*REQUIRED WORK*: Exclude the pictures, then repeat the remaining data exactly.

*GIVEN MATERIAL*:
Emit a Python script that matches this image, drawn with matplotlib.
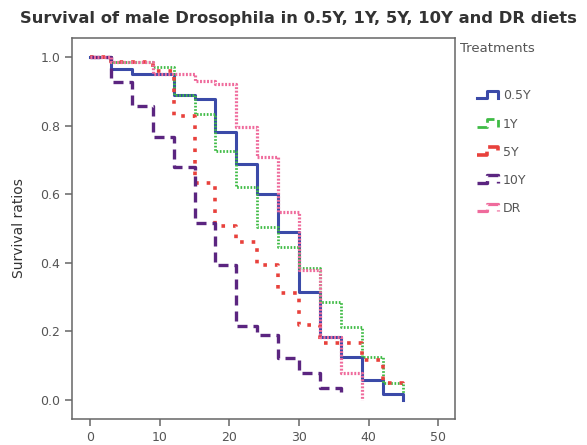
import numpy as np
import matplotlib
matplotlib.use('Agg')
import matplotlib.pyplot as plt
from matplotlib.lines import Line2D
from matplotlib.legend_handler import HandlerBase

# Data: survival ratio after each event time (days)
t_05y = [0, 3, 6, 12, 15, 18, 21, 24, 27, 30, 33, 36, 39, 42, 45]
s_05y = [1.0, 0.965, 0.95, 0.89, 0.877, 0.78, 0.687, 0.60, 0.49, 0.316, 0.185, 0.126, 0.058, 0.018, 0.0]

t_1y = [0, 3, 9, 12, 15, 18, 21, 24, 27, 30, 33, 36, 39, 42, 45]
s_1y = [1.0, 0.985, 0.97, 0.89, 0.833, 0.725, 0.62, 0.503, 0.447, 0.386, 0.287, 0.213, 0.126, 0.05, 0.02]

t_5y = [0, 3, 9, 12, 15, 18, 21, 24, 27, 30, 33, 39, 42, 45]
s_5y = [1.0, 0.985, 0.96, 0.827, 0.634, 0.506, 0.462, 0.395, 0.313, 0.219, 0.167, 0.117, 0.05, 0.03]

t_10y = [0, 3, 6, 9, 12, 15, 18, 21, 24, 27, 30, 33, 36]
s_10y = [1.0, 0.927, 0.857, 0.766, 0.68, 0.515, 0.395, 0.216, 0.19, 0.123, 0.079, 0.035, 0.005]

t_dr = [0, 3, 9, 15, 18, 21, 24, 27, 30, 33, 36, 39]
s_dr = [1.0, 0.985, 0.95, 0.93, 0.92, 0.795, 0.707, 0.547, 0.38, 0.185, 0.08, 0.0]

labels = ['0.5Y', '1Y', '5Y', '10Y', 'DR']
colors = ['#3b4aa8', '#3fbb45', '#e8413c', '#5b2580', '#ef6b9c']

series = [(t_05y, s_05y), (t_1y, s_1y), (t_5y, s_5y), (t_10y, s_10y), (t_dr, s_dr)]
styles = [
    dict(linestyle='-', linewidth=2.2),
    dict(linestyle=(0, (0.6, 0.6)), linewidth=2.0),
    dict(linestyle=(0, (1.0, 2.2)), linewidth=2.6),
    dict(linestyle=(0, (3.0, 1.8)), linewidth=2.4),
    dict(linestyle=(0, (0.6, 0.5)), linewidth=2.3),
]


class StepHandler(HandlerBase):
    # draws the little step glyph used in the legend
    def create_artists(self, legend, orig_handle, xdescent, ydescent,
                       width, height, fontsize, trans):
        x0 = -xdescent
        y0 = -ydescent
        xs = [x0, x0 + 0.4 * width, x0 + 0.4 * width, x0 + 0.85 * width, x0 + 0.85 * width]
        ys = [y0 + 0.1 * height, y0 + 0.1 * height, y0 + 1.0 * height, y0 + 1.0 * height, y0 + 0.1 * height]
        ln = Line2D(xs, ys, color=orig_handle.get_color(),
                    linestyle=orig_handle.get_linestyle(),
                    linewidth=orig_handle.get_linewidth())
        ln.set_transform(trans)
        return [ln]


fig = plt.figure(figsize=(5.87, 4.45), dpi=100)
ax = fig.add_axes([72 / 587, 1 - 419 / 445, (455 - 72) / 587, (419 - 38) / 445])

handles = []
for (t, s), c, st, lab in zip(series, colors, styles, labels):
    h, = ax.step(t, s, where='post', color=c, label=lab, **st)
    handles.append(h)

ax.set_xlim(-2.6, 52.4)
ax.set_ylim(-0.055, 1.055)
ax.set_xticks([0, 10, 20, 30, 40, 50])
ax.set_yticks([0.0, 0.2, 0.4, 0.6, 0.8, 1.0])
ax.set_yticklabels(['0.0', '0.2', '0.4', '0.6', '0.8', '1.0'])

for sp in ax.spines.values():
    sp.set_color('#666666')
    sp.set_linewidth(1.1)
ax.tick_params(colors='#666666', labelcolor='#555555', labelsize=9, length=5, width=1.1)

ax.set_ylabel('Survival ratios', fontsize=10, color='#333333', labelpad=10)

fig.suptitle('Survival of male Drosophila in 0.5Y, 1Y, 5Y, 10Y and DR diets',
             x=0.508, y=0.975, fontsize=11.8, fontweight='bold', color='#333333')

fig.text(460 / 587, 1 - 48 / 445, 'Treatments', fontsize=9.5, color='#555555', va='center')
leg = fig.legend(handles=handles, labels=labels, loc='upper left',
                 bbox_to_anchor=(466 / 587, 1 - 78 / 445), frameon=False,
                 fontsize=9, labelspacing=1.22, handlelength=2.0, handletextpad=0.05,
                 handler_map={Line2D: StepHandler()})
for txt in leg.get_texts():
    txt.set_color('#555555')

fig.savefig('out.png', dpi=100)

*WORKED ANSWER*:
Emit a Python script that matches this image, drawn with matplotlib.
import numpy as np
import matplotlib
matplotlib.use('Agg')
import matplotlib.pyplot as plt
from matplotlib.lines import Line2D
from matplotlib.legend_handler import HandlerBase

# Data: survival ratio after each event time (days)
t_05y = [0, 3, 6, 12, 15, 18, 21, 24, 27, 30, 33, 36, 39, 42, 45]
s_05y = [1.0, 0.965, 0.95, 0.89, 0.877, 0.78, 0.687, 0.60, 0.49, 0.316, 0.185, 0.126, 0.058, 0.018, 0.0]

t_1y = [0, 3, 9, 12, 15, 18, 21, 24, 27, 30, 33, 36, 39, 42, 45]
s_1y = [1.0, 0.985, 0.97, 0.89, 0.833, 0.725, 0.62, 0.503, 0.447, 0.386, 0.287, 0.213, 0.126, 0.05, 0.02]

t_5y = [0, 3, 9, 12, 15, 18, 21, 24, 27, 30, 33, 39, 42, 45]
s_5y = [1.0, 0.985, 0.96, 0.827, 0.634, 0.506, 0.462, 0.395, 0.313, 0.219, 0.167, 0.117, 0.05, 0.03]

t_10y = [0, 3, 6, 9, 12, 15, 18, 21, 24, 27, 30, 33, 36]
s_10y = [1.0, 0.927, 0.857, 0.766, 0.68, 0.515, 0.395, 0.216, 0.19, 0.123, 0.079, 0.035, 0.005]

t_dr = [0, 3, 9, 15, 18, 21, 24, 27, 30, 33, 36, 39]
s_dr = [1.0, 0.985, 0.95, 0.93, 0.92, 0.795, 0.707, 0.547, 0.38, 0.185, 0.08, 0.0]

labels = ['0.5Y', '1Y', '5Y', '10Y', 'DR']
colors = ['#3b4aa8', '#3fbb45', '#e8413c', '#5b2580', '#ef6b9c']

series = [(t_05y, s_05y), (t_1y, s_1y), (t_5y, s_5y), (t_10y, s_10y), (t_dr, s_dr)]
styles = [
    dict(linestyle='-', linewidth=2.2),
    dict(linestyle=(0, (0.6, 0.6)), linewidth=2.0),
    dict(linestyle=(0, (1.0, 2.2)), linewidth=2.6),
    dict(linestyle=(0, (3.0, 1.8)), linewidth=2.4),
    dict(linestyle=(0, (0.6, 0.5)), linewidth=2.3),
]


class StepHandler(HandlerBase):
    # draws the little step glyph used in the legend
    def create_artists(self, legend, orig_handle, xdescent, ydescent,
                       width, height, fontsize, trans):
        x0 = -xdescent
        y0 = -ydescent
        xs = [x0, x0 + 0.4 * width, x0 + 0.4 * width, x0 + 0.85 * width, x0 + 0.85 * width]
        ys = [y0 + 0.1 * height, y0 + 0.1 * height, y0 + 1.0 * height, y0 + 1.0 * height, y0 + 0.1 * height]
        ln = Line2D(xs, ys, color=orig_handle.get_color(),
                    linestyle=orig_handle.get_linestyle(),
                    linewidth=orig_handle.get_linewidth())
        ln.set_transform(trans)
        return [ln]


fig = plt.figure(figsize=(5.87, 4.45), dpi=100)
ax = fig.add_axes([72 / 587, 1 - 419 / 445, (455 - 72) / 587, (419 - 38) / 445])

handles = []
for (t, s), c, st, lab in zip(series, colors, styles, labels):
    h, = ax.step(t, s, where='post', color=c, label=lab, **st)
    handles.append(h)

ax.set_xlim(-2.6, 52.4)
ax.set_ylim(-0.055, 1.055)
ax.set_xticks([0, 10, 20, 30, 40, 50])
ax.set_yticks([0.0, 0.2, 0.4, 0.6, 0.8, 1.0])
ax.set_yticklabels(['0.0', '0.2', '0.4', '0.6', '0.8', '1.0'])

for sp in ax.spines.values():
    sp.set_color('#666666')
    sp.set_linewidth(1.1)
ax.tick_params(colors='#666666', labelcolor='#555555', labelsize=9, length=5, width=1.1)

ax.set_ylabel('Survival ratios', fontsize=10, color='#333333', labelpad=10)

fig.suptitle('Survival of male Drosophila in 0.5Y, 1Y, 5Y, 10Y and DR diets',
             x=0.508, y=0.975, fontsize=11.8, fontweight='bold', color='#333333')

fig.text(460 / 587, 1 - 48 / 445, 'Treatments', fontsize=9.5, color='#555555', va='center')
leg = fig.legend(handles=handles, labels=labels, loc='upper left',
                 bbox_to_anchor=(466 / 587, 1 - 78 / 445), frameon=False,
                 fontsize=9, labelspacing=1.22, handlelength=2.0, handletextpad=0.05,
                 handler_map={Line2D: StepHandler()})
for txt in leg.get_texts():
    txt.set_color('#555555')

fig.savefig('out.png', dpi=100)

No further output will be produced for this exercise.